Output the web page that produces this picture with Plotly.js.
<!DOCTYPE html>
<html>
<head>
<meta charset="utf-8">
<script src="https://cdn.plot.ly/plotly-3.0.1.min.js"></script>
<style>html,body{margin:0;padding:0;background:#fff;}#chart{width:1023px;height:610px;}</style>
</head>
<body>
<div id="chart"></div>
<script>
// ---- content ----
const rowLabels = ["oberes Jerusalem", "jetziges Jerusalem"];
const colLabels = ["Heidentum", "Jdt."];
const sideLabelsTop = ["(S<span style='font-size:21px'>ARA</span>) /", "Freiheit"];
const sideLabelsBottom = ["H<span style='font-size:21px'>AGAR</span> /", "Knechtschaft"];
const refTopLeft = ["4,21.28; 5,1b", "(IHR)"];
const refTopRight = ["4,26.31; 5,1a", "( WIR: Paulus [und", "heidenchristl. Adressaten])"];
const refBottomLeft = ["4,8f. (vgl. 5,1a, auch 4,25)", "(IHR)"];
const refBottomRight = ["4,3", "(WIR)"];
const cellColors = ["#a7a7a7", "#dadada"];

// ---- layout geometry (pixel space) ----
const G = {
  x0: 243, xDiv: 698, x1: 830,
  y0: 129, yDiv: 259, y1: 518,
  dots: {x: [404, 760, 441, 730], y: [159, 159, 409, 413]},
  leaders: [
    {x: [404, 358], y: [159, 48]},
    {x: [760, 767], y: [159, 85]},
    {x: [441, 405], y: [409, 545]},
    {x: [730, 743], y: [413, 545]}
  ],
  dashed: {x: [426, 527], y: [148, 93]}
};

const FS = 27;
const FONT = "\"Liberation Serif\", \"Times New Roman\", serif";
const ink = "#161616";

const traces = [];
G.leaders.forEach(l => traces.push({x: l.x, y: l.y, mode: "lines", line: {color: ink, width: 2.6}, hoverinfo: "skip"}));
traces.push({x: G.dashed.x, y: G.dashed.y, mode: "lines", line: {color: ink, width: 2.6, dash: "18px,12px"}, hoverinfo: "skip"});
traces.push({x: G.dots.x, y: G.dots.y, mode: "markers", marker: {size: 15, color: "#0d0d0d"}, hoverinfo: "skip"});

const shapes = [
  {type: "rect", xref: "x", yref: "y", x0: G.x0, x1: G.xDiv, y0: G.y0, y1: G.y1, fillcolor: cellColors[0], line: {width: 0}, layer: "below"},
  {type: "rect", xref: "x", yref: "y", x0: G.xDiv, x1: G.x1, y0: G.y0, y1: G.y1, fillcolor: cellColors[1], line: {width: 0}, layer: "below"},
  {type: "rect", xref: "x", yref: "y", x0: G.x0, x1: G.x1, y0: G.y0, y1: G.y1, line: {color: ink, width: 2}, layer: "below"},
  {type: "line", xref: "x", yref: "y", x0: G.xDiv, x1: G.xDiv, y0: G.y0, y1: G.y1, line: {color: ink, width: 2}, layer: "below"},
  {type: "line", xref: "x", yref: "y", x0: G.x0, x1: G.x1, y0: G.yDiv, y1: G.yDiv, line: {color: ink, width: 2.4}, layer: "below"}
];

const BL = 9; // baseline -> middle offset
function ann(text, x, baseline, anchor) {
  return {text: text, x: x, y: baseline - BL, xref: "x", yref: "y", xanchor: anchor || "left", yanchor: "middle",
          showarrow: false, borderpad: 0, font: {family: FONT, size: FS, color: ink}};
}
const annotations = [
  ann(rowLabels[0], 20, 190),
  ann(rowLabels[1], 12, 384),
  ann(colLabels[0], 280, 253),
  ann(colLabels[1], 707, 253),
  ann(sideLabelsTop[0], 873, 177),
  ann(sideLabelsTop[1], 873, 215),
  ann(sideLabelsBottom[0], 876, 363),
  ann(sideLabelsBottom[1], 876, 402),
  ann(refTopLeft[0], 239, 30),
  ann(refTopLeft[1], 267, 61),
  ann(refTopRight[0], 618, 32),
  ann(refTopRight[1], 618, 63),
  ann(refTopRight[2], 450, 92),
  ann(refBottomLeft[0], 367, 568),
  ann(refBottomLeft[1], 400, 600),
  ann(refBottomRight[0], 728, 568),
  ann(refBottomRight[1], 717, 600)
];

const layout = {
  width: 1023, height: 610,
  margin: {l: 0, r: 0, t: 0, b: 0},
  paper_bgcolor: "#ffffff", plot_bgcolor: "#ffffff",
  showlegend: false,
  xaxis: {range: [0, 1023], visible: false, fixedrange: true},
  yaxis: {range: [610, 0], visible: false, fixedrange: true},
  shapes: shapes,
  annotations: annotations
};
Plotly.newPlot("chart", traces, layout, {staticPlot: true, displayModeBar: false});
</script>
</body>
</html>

▶ **EXERCISE OBJECTIVE**:
Quote the entire listing above exactly.

▶ **OUTPUT BELOW**:
Output the web page that produces this picture with Plotly.js.
<!DOCTYPE html>
<html>
<head>
<meta charset="utf-8">
<script src="https://cdn.plot.ly/plotly-3.0.1.min.js"></script>
<style>html,body{margin:0;padding:0;background:#fff;}#chart{width:1023px;height:610px;}</style>
</head>
<body>
<div id="chart"></div>
<script>
// ---- content ----
const rowLabels = ["oberes Jerusalem", "jetziges Jerusalem"];
const colLabels = ["Heidentum", "Jdt."];
const sideLabelsTop = ["(S<span style='font-size:21px'>ARA</span>) /", "Freiheit"];
const sideLabelsBottom = ["H<span style='font-size:21px'>AGAR</span> /", "Knechtschaft"];
const refTopLeft = ["4,21.28; 5,1b", "(IHR)"];
const refTopRight = ["4,26.31; 5,1a", "( WIR: Paulus [und", "heidenchristl. Adressaten])"];
const refBottomLeft = ["4,8f. (vgl. 5,1a, auch 4,25)", "(IHR)"];
const refBottomRight = ["4,3", "(WIR)"];
const cellColors = ["#a7a7a7", "#dadada"];

// ---- layout geometry (pixel space) ----
const G = {
  x0: 243, xDiv: 698, x1: 830,
  y0: 129, yDiv: 259, y1: 518,
  dots: {x: [404, 760, 441, 730], y: [159, 159, 409, 413]},
  leaders: [
    {x: [404, 358], y: [159, 48]},
    {x: [760, 767], y: [159, 85]},
    {x: [441, 405], y: [409, 545]},
    {x: [730, 743], y: [413, 545]}
  ],
  dashed: {x: [426, 527], y: [148, 93]}
};

const FS = 27;
const FONT = "\"Liberation Serif\", \"Times New Roman\", serif";
const ink = "#161616";

const traces = [];
G.leaders.forEach(l => traces.push({x: l.x, y: l.y, mode: "lines", line: {color: ink, width: 2.6}, hoverinfo: "skip"}));
traces.push({x: G.dashed.x, y: G.dashed.y, mode: "lines", line: {color: ink, width: 2.6, dash: "18px,12px"}, hoverinfo: "skip"});
traces.push({x: G.dots.x, y: G.dots.y, mode: "markers", marker: {size: 15, color: "#0d0d0d"}, hoverinfo: "skip"});

const shapes = [
  {type: "rect", xref: "x", yref: "y", x0: G.x0, x1: G.xDiv, y0: G.y0, y1: G.y1, fillcolor: cellColors[0], line: {width: 0}, layer: "below"},
  {type: "rect", xref: "x", yref: "y", x0: G.xDiv, x1: G.x1, y0: G.y0, y1: G.y1, fillcolor: cellColors[1], line: {width: 0}, layer: "below"},
  {type: "rect", xref: "x", yref: "y", x0: G.x0, x1: G.x1, y0: G.y0, y1: G.y1, line: {color: ink, width: 2}, layer: "below"},
  {type: "line", xref: "x", yref: "y", x0: G.xDiv, x1: G.xDiv, y0: G.y0, y1: G.y1, line: {color: ink, width: 2}, layer: "below"},
  {type: "line", xref: "x", yref: "y", x0: G.x0, x1: G.x1, y0: G.yDiv, y1: G.yDiv, line: {color: ink, width: 2.4}, layer: "below"}
];

const BL = 9; // baseline -> middle offset
function ann(text, x, baseline, anchor) {
  return {text: text, x: x, y: baseline - BL, xref: "x", yref: "y", xanchor: anchor || "left", yanchor: "middle",
          showarrow: false, borderpad: 0, font: {family: FONT, size: FS, color: ink}};
}
const annotations = [
  ann(rowLabels[0], 20, 190),
  ann(rowLabels[1], 12, 384),
  ann(colLabels[0], 280, 253),
  ann(colLabels[1], 707, 253),
  ann(sideLabelsTop[0], 873, 177),
  ann(sideLabelsTop[1], 873, 215),
  ann(sideLabelsBottom[0], 876, 363),
  ann(sideLabelsBottom[1], 876, 402),
  ann(refTopLeft[0], 239, 30),
  ann(refTopLeft[1], 267, 61),
  ann(refTopRight[0], 618, 32),
  ann(refTopRight[1], 618, 63),
  ann(refTopRight[2], 450, 92),
  ann(refBottomLeft[0], 367, 568),
  ann(refBottomLeft[1], 400, 600),
  ann(refBottomRight[0], 728, 568),
  ann(refBottomRight[1], 717, 600)
];

const layout = {
  width: 1023, height: 610,
  margin: {l: 0, r: 0, t: 0, b: 0},
  paper_bgcolor: "#ffffff", plot_bgcolor: "#ffffff",
  showlegend: false,
  xaxis: {range: [0, 1023], visible: false, fixedrange: true},
  yaxis: {range: [610, 0], visible: false, fixedrange: true},
  shapes: shapes,
  annotations: annotations
};
Plotly.newPlot("chart", traces, layout, {staticPlot: true, displayModeBar: false});
</script>
</body>
</html>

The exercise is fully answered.